In September, Lummi Nation declared a state of emergency in response to the fentanyl crisis. Hillaire asked the committee to do the same at the national level.

“That way we can tear down the barriers, tear down the bureaucracy — everything that’s hindering our ability to take care of our people,” Hillaire said.

Lummi Nation needs funding to help restart preventive programs like the Lummi Youth Academy, which offered culturally appropriate mental health services and education, as well as shelter and food. They’re also $12 million short of building a detox center. So far, pleas to the Indian Health Service haven’t been answered.

Last week, Cantwell announced nearly $6 million for six Washington communities, including Quinault Nation, the Puyallup Tribe and Tulalip Tribes, to support their response to the substance use crisis. That’s in addition to more than $10 million announced over the summer for Yakama Nation, the Seattle Indian Health Board and other Washington communities.

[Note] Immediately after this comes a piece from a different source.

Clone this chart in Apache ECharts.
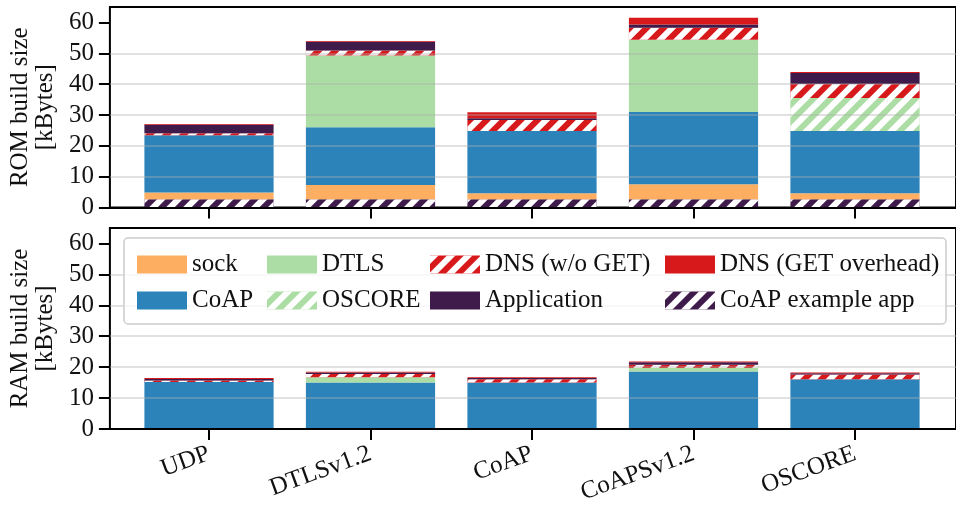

Cantwell helped send FBI officials to Lummi as the crisis peaked this fall, and together, federal and local law enforcement officials were able to get 4,500 pills off the reservation through vehicle checkpoints, Hillaire said.

But, tribal leaders told the committee, there are roads on tribal lands where tribal law enforcement have no jurisdiction. If a non-Native person is arrested on the reservation, some leaders described having to wait and see if there’s room in the county jail, only for the dealers to return to the reservation hours or weeks after their release. Non-Native dealers can and do exploit reservations.

“We see all these billion-dollar packages go into Ukraine and going to Israel. When is Indian country going to matter?” said Bryce Kirk, a councilman for the Assiniboine and Sioux Tribes of the Fort Peck Reservation. “When are the treaties and trust obligations going to matter?”